I choose to use the COM32 loader-keyword, opposed to KERNEL. Using KERNEL will normally auto-detect what type of image/boot-program it is trying to load by looking at the file suffix or magic number, it just feels more correct to say COM32 when I know that is what I am going to load.

Note that the pxelinux.cfg/default is the only configuration file in my setup that has the line “DEFAULT vesamenu.c32” included. This is because for all the sub-menus, the module is already loaded by being the actual image “booted”.

In all the sub-menus, I include a “Return to Main Menu” option on the top, to loads the default config and thus the main menu.

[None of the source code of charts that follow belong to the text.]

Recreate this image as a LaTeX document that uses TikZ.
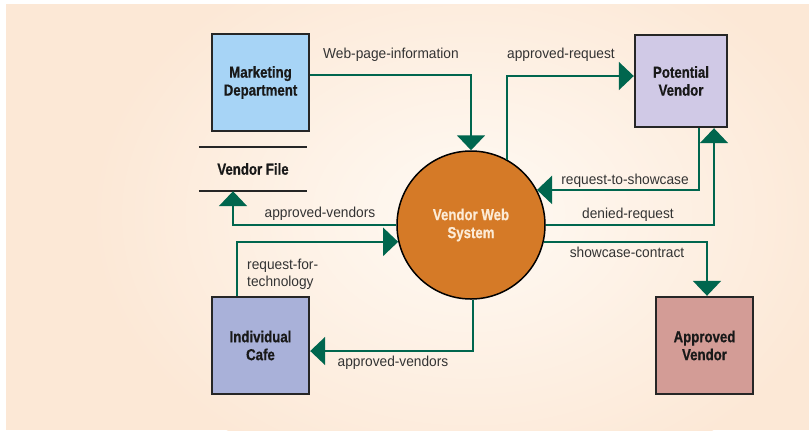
\documentclass[tikz,border=0pt]{standalone}
\usepackage{fontspec}
\setmainfont{Liberation Sans}
\newfontfamily\bcond[FakeStretch=0.83,FakeBold=0.6]{Liberation Sans Bold}
\newfontfamily\lcond[FakeStretch=0.95]{Liberation Sans}
\usetikzlibrary{arrows.meta,calc}
\definecolor{peach}{HTML}{FCE8D6}
\definecolor{peachin}{HTML}{FFFAF4}
\definecolor{flowgreen}{HTML}{00664E}
\definecolor{mktblue}{HTML}{A7D4F6}
\definecolor{pvlav}{HTML}{D0C9E6}
\definecolor{cafeblue}{HTML}{A9B1D9}
\definecolor{avrose}{HTML}{D39C96}
\definecolor{vwsorange}{HTML}{D57A27}
\definecolor{vwstext}{HTML}{FCEBD6}
\definecolor{labelgray}{HTML}{333333}
\tikzset{
  entity/.style={draw=black!85, line width=2.4bp, minimum width=97bp, minimum height=97bp,
    inner sep=0pt, align=center, font=\bcond\fontsize{16}{18}\selectfont, text=black!90},
  flow/.style={draw=flowgreen, line width=2bp, -{Triangle[width=28bp,length=15bp]}},
  flowlabel/.style={font=\lcond\fontsize{14.5}{16}\selectfont, text=labelgray, inner sep=0pt}
}
\begin{document}
\begin{tikzpicture}[x=1bp,y=-1bp]
\useasboundingbox (0,0) rectangle (809,430);
% background
\fill[white] (0,0) rectangle (809,430);
\begin{scope}
\clip (6,4) rectangle (809,430);
\fill[peach] (6,4) rectangle (809,430);
\shade[inner color=peachin, outer color=peach] (470,215) ellipse [x radius=380, y radius=280];
\end{scope}
% entities
\node[entity, fill=mktblue] (mkt) at (260.5,82.5) {Marketing\\Department};
\node[entity, fill=pvlav, minimum width=92bp, minimum height=92bp] (pv) at (681,81) {Potential\\Vendor};
\node[entity, fill=cafeblue] (cafe) at (260.5,345.5) {Individual\\Cafe};
\node[entity, fill=avrose] (av) at (704.5,345.5) {Approved\\Vendor};
\node[circle, draw=black, line width=1.5bp, fill=vwsorange, minimum size=148bp, inner sep=0pt,
  align=center, font=\bcond\fontsize{16}{18}\selectfont, text=vwstext] (vws) at (471,225) {Vendor Web\\System};
% data store
\node[minimum width=108bp, minimum height=44bp, inner sep=0pt, font=\bcond\fontsize{16}{18}\selectfont, text=black!90] (vf) at (253,169) {Vendor File};
\draw[black!85, line width=2bp] (vf.north west) -- (vf.north east);
\draw[black!85, line width=2bp] (vf.south west) -- (vf.south east);
% flows
\draw[flow] ([yshift=7.5bp]mkt.east) -| (vws.north);
\draw[flow] (vws.61) |- ([yshift=5bp]pv.west);
\draw[flow] ([xshift=18bp]pv.south) |- (vws.28);
\draw[flow] (vws.east) -| ([xshift=33bp]pv.south);
\draw[flow] (vws.-13.3) -| ([xshift=2.5bp]av.north);
\draw[flow] (vws.west) -| ([xshift=-20bp]vf.south);
\draw[flow] ([xshift=-23.5bp]cafe.north) |- (vws.193.3);
\draw[flow] ([xshift=2bp]vws.south) |- ([yshift=-5.5bp]cafe.east);
% labels
\node[flowlabel] (l1) at (391,55) {Web-page-information};
\node[flowlabel] (l2) at (561,55) {approved-request};
\node[flowlabel] (l3) at (625,181) {request-to-showcase};
\node[flowlabel] (l4) at (628,215) {denied-request};
\node[flowlabel] (l5) at (627,252) {showcase-contract};
\node[flowlabel] (l6) at (320,214) {approved-vendors};
\node[flowlabel, align=left, anchor=north west, font=\lcond\fontsize{14.5}{16.5}\selectfont] (l7) at (247,259) {request-for-\\technology};
\node[flowlabel] (l8) at (393,363) {approved-vendors};
\end{tikzpicture}
\end{document}
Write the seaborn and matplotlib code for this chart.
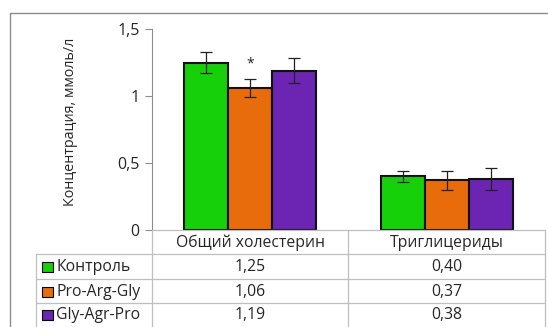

# /var/lib/tftpboot/menus/debian.cfg
MENU INCLUDE menus/common.cfg
MENU TITLE Debian Installers

LABEL mainmenu
        MENU LABEL ^R Return to Main Menu
        COM32 vesamenu.c32
        APPEND ~

MENU SEPARATOR

LABEL lenny_i386_install
        MENU LABEL ^1 Debian Lenny i386 netinstall
        KERNEL debian/lenny/i386/linux
        APPEND vga=normal initrd=debian/lenny/i386/initrd.gz  --

TIMEOUT 900

In the menus I am extensively using hotkeys. Hotkeys are identified my a caret (^) directly infront of the character used as the hot-key. Hotkeys should be in the A-Z,0-9 range, to make sure that you are independent of misc keyboard layouts. Hotkeys can also (naturally) only be assigned once in a single menu. If you asssign the same hotkey to multiple options, they will display as hot-keys, but none of them will be selected by pressing the key.

Seeing how I load the menus using the COM32 keyword with an APPEND line, you should be able to notice that there is really no limit on how deep you can nest your menus, and that it is fully possible to use the same menu as a “sub” in multiple places.